Several units of the Canadian militia actively participated in the war; this included the Coloured Corps, a small corps of Black Canadians that fought at the Battle of Queenston Heights (see also Richard Pierpoint Heritage Minute). Although the majority of the fighting was done by British regulars and First Nations warriors, a myth developed that civilian soldiers had won the war, and this helped to germinate the seeds of nationalism in the Canadas.
Canada owes its present shape to negotiations that grew out of the peace, while the war itself — or the myths created by the war — gave Canadians their first sense of community and laid the foundation for their future nationhood. To this extent the Canadians were the real winners of the War of 1812.
For the Americans, the outcome was more ambiguous.

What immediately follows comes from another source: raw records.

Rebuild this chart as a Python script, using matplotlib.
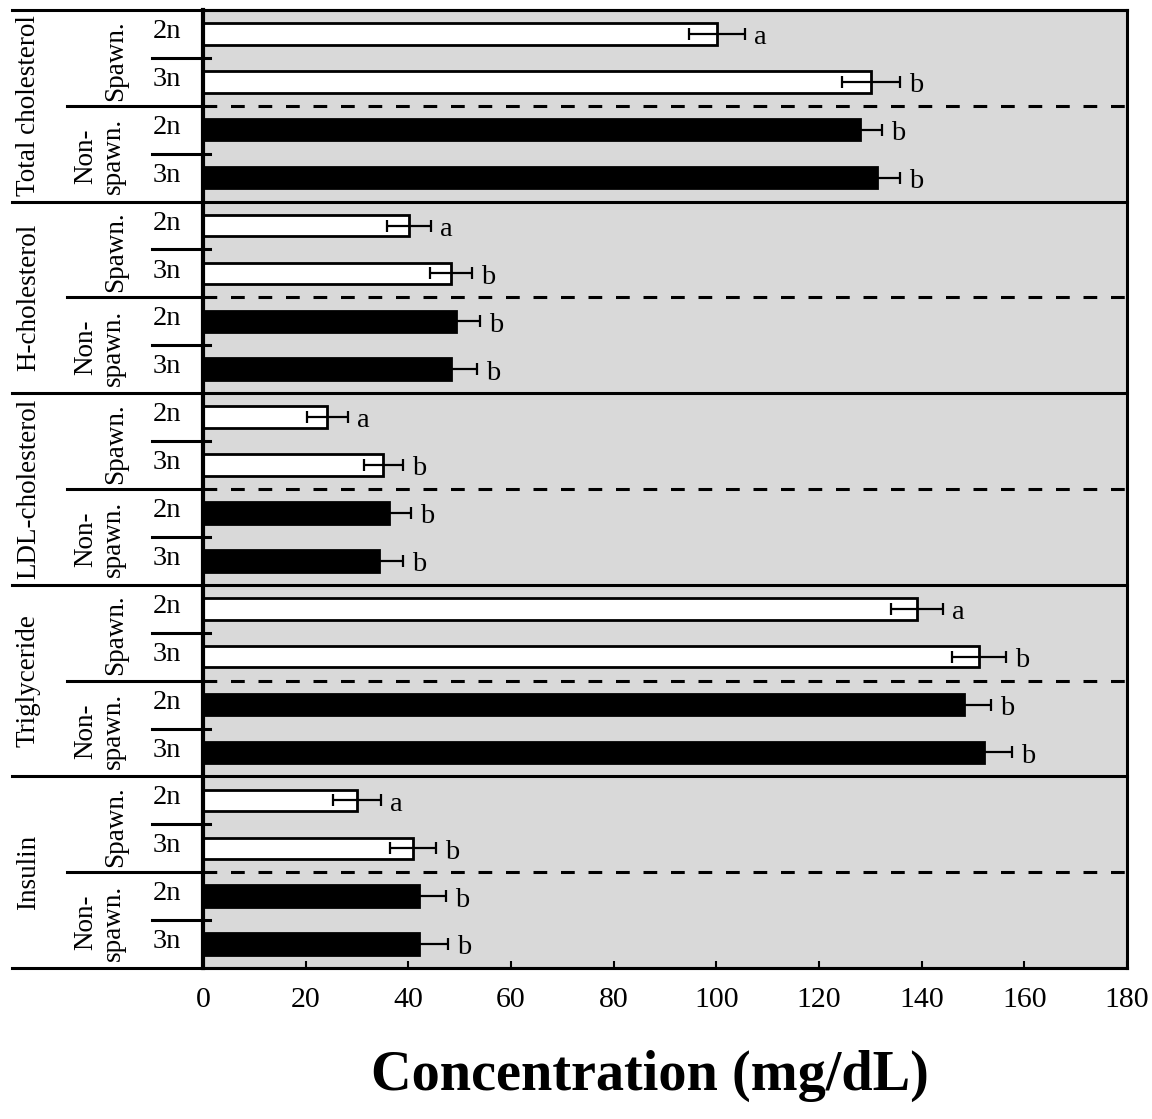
import numpy as np
import matplotlib
matplotlib.use('Agg')
import matplotlib.pyplot as plt
import matplotlib.transforms as mtransforms

plt.rcParams['font.family'] = ['Liberation Serif', 'DejaVu Serif']

groups = ['Total cholesterol', 'H-cholesterol', 'LDL-cholesterol', 'Triglyceride', 'Insulin']
ploidy = ['2n', '3n', '2n', '3n']
spawning = ['Spawn.', 'Non-\nspawn.']

# values per group: spawn 2n, spawn 3n, non-spawn 2n, non-spawn 3n
values = [
    [100.1, 130.1, 128.0, 131.3],
    [40.1, 48.3, 49.3, 48.3],
    [24.2, 35.1, 36.2, 34.3],
    [139.1, 151.2, 148.3, 152.2],
    [30.0, 40.9, 42.1, 42.1],
]
errors = [
    [5.5, 5.7, 4.3, 4.5],
    [4.3, 4.1, 4.7, 5.0],
    [4.0, 3.8, 4.3, 4.6],
    [5.0, 5.2, 5.2, 5.4],
    [4.7, 4.5, 5.2, 5.6],
]
letters = [
    ['a', 'b', 'b', 'b'],
    ['a', 'b', 'b', 'b'],
    ['a', 'b', 'b', 'b'],
    ['a', 'b', 'b', 'b'],
    ['a', 'b', 'b', 'b'],
]
xticks = [0, 20, 40, 60, 80, 100, 120, 140, 160, 180]

fig = plt.figure(figsize=(11.52, 11.19), dpi=100)
ax = fig.add_axes([0.1762, 0.1349, 0.9783 - 0.1762, 0.9911 - 0.1349])
ax.set_facecolor('#d9d9d9')

fs = 20.5     # horizontal labels
fr = 19.5     # rotated labels
lw = 2.2
trans = mtransforms.blended_transform_factory(ax.transAxes, ax.transData)

for g, name in enumerate(groups):
    for j in range(4):
        y = g * 4 + j
        v = values[g][j]
        e = errors[g][j]
        fc = 'white' if j < 2 else 'black'
        ax.barh(y, v, height=0.45, color=fc, edgecolor='black', linewidth=2, zorder=2)
        ax.errorbar(v, y, xerr=e, fmt='none', ecolor='black', elinewidth=1.6,
                    capsize=4.3, capthick=1.6, zorder=3)
        ax.text(v + e + 1.8, y + 0.08, letters[g][j], fontsize=fs, ha='left', va='center')
        ax.text(-0.039, y - 0.05, ploidy[j], fontsize=fs, ha='center', va='center', transform=trans)
    # small separators between 2n and 3n
    for k in (0.5, 2.5):
        ax.plot([-0.0552, 0.0076], [g * 4 + k] * 2, color='black', lw=lw,
                transform=trans, clip_on=False, zorder=4)
    # spawn / non-spawn separator
    ax.plot([-0.147, 0], [g * 4 + 1.5] * 2, color='black', lw=lw,
            transform=trans, clip_on=False, zorder=4)
    dl, = ax.plot([0, 1], [g * 4 + 1.5] * 2, color='black', lw=lw,
                  transform=trans, clip_on=False, zorder=4)
    dl.set_dashes([4.5, 4.5])
    # group separators
    ax.plot([-0.2067, 1], [g * 4 - 0.5] * 2, color='black', lw=lw,
            transform=trans, clip_on=False, zorder=4)
    ax.text(-0.095, g * 4 + 0.55, spawning[0], fontsize=fr, rotation=90,
            ha='center', va='center', transform=trans)
    ax.text(-0.112, g * 4 + 2.55, spawning[1], fontsize=fr, rotation=90,
            ha='center', va='center', transform=trans, linespacing=1.1)
    ax.text(-0.189, g * 4 + 1.5, name, fontsize=fr, rotation=90,
            ha='center', va='center', transform=trans)

ax.plot([-0.2067, 1], [len(groups) * 4 - 0.5] * 2, color='black', lw=lw,
        transform=trans, clip_on=False, zorder=4)

ax.set_xlim(0, 180)
ax.set_ylim(len(groups) * 4 - 0.5, -0.5)
ax.set_yticks([])
ax.set_xticks(xticks)
ax.set_xticklabels([str(t) for t in xticks], fontsize=21.5)
ax.tick_params(axis='x', direction='in', length=5, width=1.5, pad=14)
for s in ax.spines.values():
    s.set_linewidth(lw)
ax.spines['left'].set_linewidth(3)

fig.text(0.564, 0.0384, 'Concentration (mg/dL)', fontsize=40.5, fontweight='bold',
         ha='center', va='center')

fig.savefig('out.png', dpi=100)
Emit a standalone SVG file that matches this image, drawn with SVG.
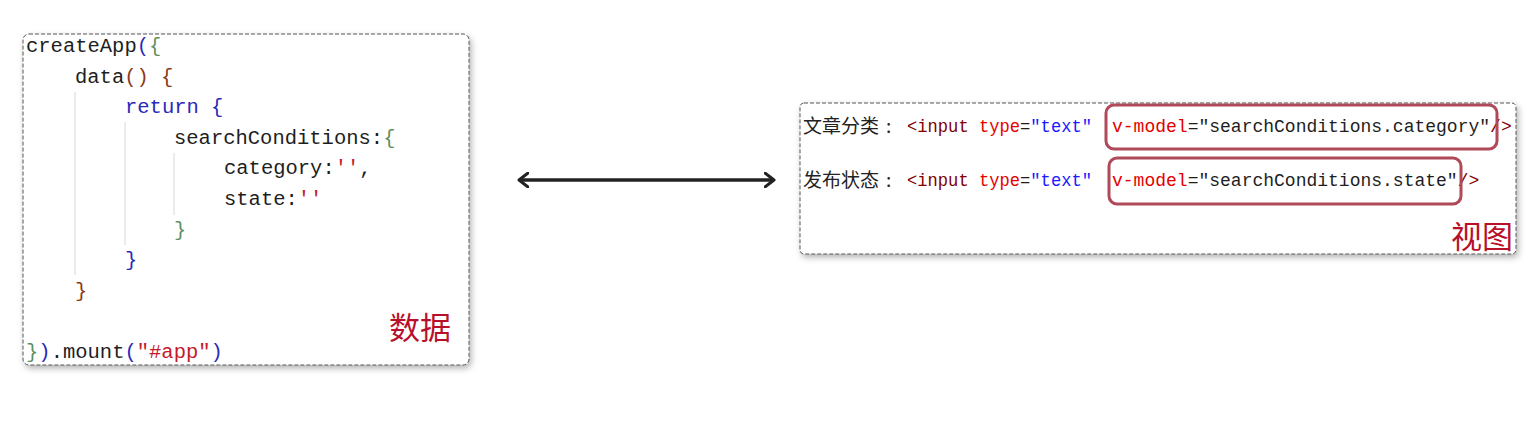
<svg xmlns="http://www.w3.org/2000/svg" width="1534" height="429" viewBox="0 0 1534 429">
<defs>
<filter id="sh" x="-5%" y="-5%" width="110%" height="115%">
<feDropShadow dx="2" dy="3" stdDeviation="3" flood-color="#000" flood-opacity="0.3"/>
</filter>
<marker id="ah" viewBox="0 0 12 16" refX="10" refY="8" markerWidth="12" markerHeight="16" markerUnits="userSpaceOnUse" orient="auto-start-reverse">
<path d="M1,1 L10,8 L1,15" fill="none" stroke="#222" stroke-width="3" stroke-linecap="round" stroke-linejoin="round"/>
</marker>
</defs>
<style>
.box{fill:#fff;stroke:#555;stroke-width:1;stroke-dasharray:4 2}
.code{font-family:"Liberation Mono","DejaVu Sans Mono",monospace;font-size:20.5px;fill:#1e1e1e;white-space:pre}
.v{font-family:"Liberation Mono","DejaVu Sans Mono","Noto Sans CJK SC",monospace;font-size:18px;fill:#1e1e1e;white-space:pre}
.cjk{font-family:"Noto Sans CJK SC",sans-serif;font-size:19px;fill:#222}
.lbl{font-family:"Noto Sans CJK SC",sans-serif;font-size:31px;fill:#b8102a}
.guide{stroke:#d8d8d8;stroke-width:1}
.b{fill:#2a2ab8}.g{fill:#5f8f5f}.br{fill:#8b3a1a}.r{fill:#c41a2a}
.tag{fill:#800000}.at{fill:#e50000}.str{fill:#1a1aff}
.hl{fill:none;stroke:#b04a5a;stroke-width:3}
</style>
<g id="data-node">
<rect class="box" x="23" y="34" width="446" height="331" rx="6" filter="url(#sh)"/>
<line class="guide" x1="75" y1="92" x2="75" y2="275"/>
<line class="guide" x1="125" y1="122" x2="125" y2="245"/>
<line class="guide" x1="174" y1="153" x2="174" y2="215"/>
<text class="code" x="26" y="52">createApp<tspan class="b">(</tspan><tspan class="g">{</tspan></text>
<text class="code" x="75" y="82.6">data<tspan class="br">() {</tspan></text>
<text class="code" x="125" y="113.2"><tspan class="b">return {</tspan></text>
<text class="code" x="174" y="143.8">searchConditions:<tspan class="g">{</tspan></text>
<text class="code" x="224" y="174.4">category:<tspan class="r">''</tspan>,</text>
<text class="code" x="224" y="205">state:<tspan class="r">''</tspan></text>
<text class="code" x="174" y="235.6"><tspan class="g">}</tspan></text>
<text class="code" x="125" y="266.2"><tspan class="b">}</tspan></text>
<text class="code" x="75" y="296.8"><tspan class="br">}</tspan></text>
<text class="code" x="26" y="358"><tspan class="g">}</tspan><tspan class="b">)</tspan>.mount<tspan class="b">(</tspan><tspan class="r">"#app"</tspan><tspan class="b">)</tspan></text>
<text class="lbl" x="389" y="339">数据</text>
</g>
<g id="view-node">
<rect class="box" x="800" y="103" width="716" height="151" rx="4" filter="url(#sh)"/>
<text class="cjk" x="803" y="133">文章分类<tspan x="886">:</tspan></text>
<text class="v" x="907" y="132" textLength="185" lengthAdjust="spacingAndGlyphs"><tspan class="tag">&lt;input</tspan> <tspan class="at">type</tspan>=<tspan class="str">"text"</tspan></text>
<text class="v" x="1112" y="132"><tspan class="at">v-model</tspan>="searchConditions.category"<tspan class="tag">/&gt;</tspan></text>
<text class="cjk" x="803" y="187">发布状态<tspan x="886">:</tspan></text>
<text class="v" x="907" y="186" textLength="185" lengthAdjust="spacingAndGlyphs"><tspan class="tag">&lt;input</tspan> <tspan class="at">type</tspan>=<tspan class="str">"text"</tspan></text>
<text class="v" x="1112" y="186"><tspan class="at">v-model</tspan>="searchConditions.state"<tspan class="tag">/&gt;</tspan></text>
<rect class="hl" x="1106" y="105" width="391" height="44" rx="8"/>
<rect class="hl" x="1109" y="158" width="352" height="46" rx="8"/>
<text class="lbl" x="1451" y="248">视图</text>
</g>
<g id="connectors">
<line x1="519" y1="180" x2="774" y2="180" stroke="#222" stroke-width="3.5" marker-start="url(#ah)" marker-end="url(#ah)"/>
</g>
</svg>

Since the issues of impressment and maritime rights were not resolved in the peace treaty, the war could be considered a failure; however, the Americans had some spectacular victories at sea, which were indicators of the future potential of American power. The war was certainly a failure for the “War Hawks,” who wanted to annex, or take over, Canada — the war proved that this was not militarily feasible. The conclusions that the war was a “second war of independence” or a war of honour and respect are less easy to judge.
If the winners are qualified, the losers are easier to identify. The death of Tecumseh and the defeat of the First Nations at the Battle of the Thames broke apart Tecumseh’s confederacy (see First Nations and Métis Peoples in the War of 1812). Similarly, in the related defeat of the Creek Nation, any hope of halting American expansion into First Nations territory effectively ended. While in Canada the First Nations fared better in preserving their land and culture, in the end the British abandoned their Indigenous allies in the peace, just as they had several times before.